**TASK REQUIREMENTS**
Set the listing down again in full, word for word, with the pictures left out.

**DATA**
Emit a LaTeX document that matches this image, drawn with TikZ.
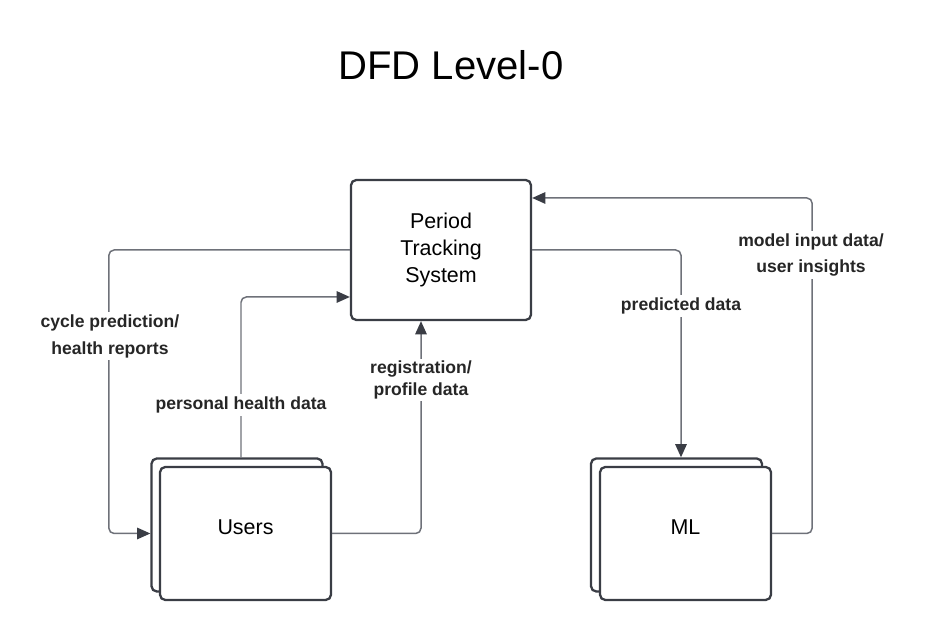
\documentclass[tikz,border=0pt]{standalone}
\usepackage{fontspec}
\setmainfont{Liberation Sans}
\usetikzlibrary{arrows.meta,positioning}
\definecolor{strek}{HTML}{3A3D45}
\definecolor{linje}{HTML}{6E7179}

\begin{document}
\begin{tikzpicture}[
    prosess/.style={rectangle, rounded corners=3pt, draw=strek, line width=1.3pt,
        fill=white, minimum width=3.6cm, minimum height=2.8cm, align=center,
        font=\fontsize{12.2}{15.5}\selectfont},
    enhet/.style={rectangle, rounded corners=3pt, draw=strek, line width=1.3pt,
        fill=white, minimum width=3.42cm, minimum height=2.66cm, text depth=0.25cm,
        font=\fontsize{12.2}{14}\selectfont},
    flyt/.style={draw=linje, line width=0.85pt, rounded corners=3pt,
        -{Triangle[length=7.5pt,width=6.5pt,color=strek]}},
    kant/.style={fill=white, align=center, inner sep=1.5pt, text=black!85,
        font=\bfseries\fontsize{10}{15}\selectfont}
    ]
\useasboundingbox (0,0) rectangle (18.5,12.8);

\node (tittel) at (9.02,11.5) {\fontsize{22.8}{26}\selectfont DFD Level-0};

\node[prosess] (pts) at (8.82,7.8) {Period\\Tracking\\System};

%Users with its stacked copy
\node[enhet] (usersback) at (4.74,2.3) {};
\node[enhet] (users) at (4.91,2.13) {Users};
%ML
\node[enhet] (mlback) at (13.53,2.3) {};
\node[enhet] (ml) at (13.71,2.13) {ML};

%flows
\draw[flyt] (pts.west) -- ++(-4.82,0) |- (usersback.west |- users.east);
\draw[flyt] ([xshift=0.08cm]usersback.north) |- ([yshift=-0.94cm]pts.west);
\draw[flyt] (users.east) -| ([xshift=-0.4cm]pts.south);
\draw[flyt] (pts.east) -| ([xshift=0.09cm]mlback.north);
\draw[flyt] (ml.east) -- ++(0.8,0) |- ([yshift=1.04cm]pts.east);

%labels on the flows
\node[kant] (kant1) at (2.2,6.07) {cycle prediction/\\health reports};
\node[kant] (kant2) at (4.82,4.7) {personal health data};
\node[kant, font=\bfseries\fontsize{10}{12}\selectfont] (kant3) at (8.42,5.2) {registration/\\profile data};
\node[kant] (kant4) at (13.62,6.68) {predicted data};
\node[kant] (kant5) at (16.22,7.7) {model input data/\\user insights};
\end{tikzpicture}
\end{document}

**ANSWER**
Emit a LaTeX document that matches this image, drawn with TikZ.
\documentclass[tikz,border=0pt]{standalone}
\usepackage{fontspec}
\setmainfont{Liberation Sans}
\usetikzlibrary{arrows.meta,positioning}
\definecolor{strek}{HTML}{3A3D45}
\definecolor{linje}{HTML}{6E7179}

\begin{document}
\begin{tikzpicture}[
    prosess/.style={rectangle, rounded corners=3pt, draw=strek, line width=1.3pt,
        fill=white, minimum width=3.6cm, minimum height=2.8cm, align=center,
        font=\fontsize{12.2}{15.5}\selectfont},
    enhet/.style={rectangle, rounded corners=3pt, draw=strek, line width=1.3pt,
        fill=white, minimum width=3.42cm, minimum height=2.66cm, text depth=0.25cm,
        font=\fontsize{12.2}{14}\selectfont},
    flyt/.style={draw=linje, line width=0.85pt, rounded corners=3pt,
        -{Triangle[length=7.5pt,width=6.5pt,color=strek]}},
    kant/.style={fill=white, align=center, inner sep=1.5pt, text=black!85,
        font=\bfseries\fontsize{10}{15}\selectfont}
    ]
\useasboundingbox (0,0) rectangle (18.5,12.8);

\node (tittel) at (9.02,11.5) {\fontsize{22.8}{26}\selectfont DFD Level-0};

\node[prosess] (pts) at (8.82,7.8) {Period\\Tracking\\System};

%Users with its stacked copy
\node[enhet] (usersback) at (4.74,2.3) {};
\node[enhet] (users) at (4.91,2.13) {Users};
%ML
\node[enhet] (mlback) at (13.53,2.3) {};
\node[enhet] (ml) at (13.71,2.13) {ML};

%flows
\draw[flyt] (pts.west) -- ++(-4.82,0) |- (usersback.west |- users.east);
\draw[flyt] ([xshift=0.08cm]usersback.north) |- ([yshift=-0.94cm]pts.west);
\draw[flyt] (users.east) -| ([xshift=-0.4cm]pts.south);
\draw[flyt] (pts.east) -| ([xshift=0.09cm]mlback.north);
\draw[flyt] (ml.east) -- ++(0.8,0) |- ([yshift=1.04cm]pts.east);

%labels on the flows
\node[kant] (kant1) at (2.2,6.07) {cycle prediction/\\health reports};
\node[kant] (kant2) at (4.82,4.7) {personal health data};
\node[kant, font=\bfseries\fontsize{10}{12}\selectfont] (kant3) at (8.42,5.2) {registration/\\profile data};
\node[kant] (kant4) at (13.62,6.68) {predicted data};
\node[kant] (kant5) at (16.22,7.7) {model input data/\\user insights};
\end{tikzpicture}
\end{document}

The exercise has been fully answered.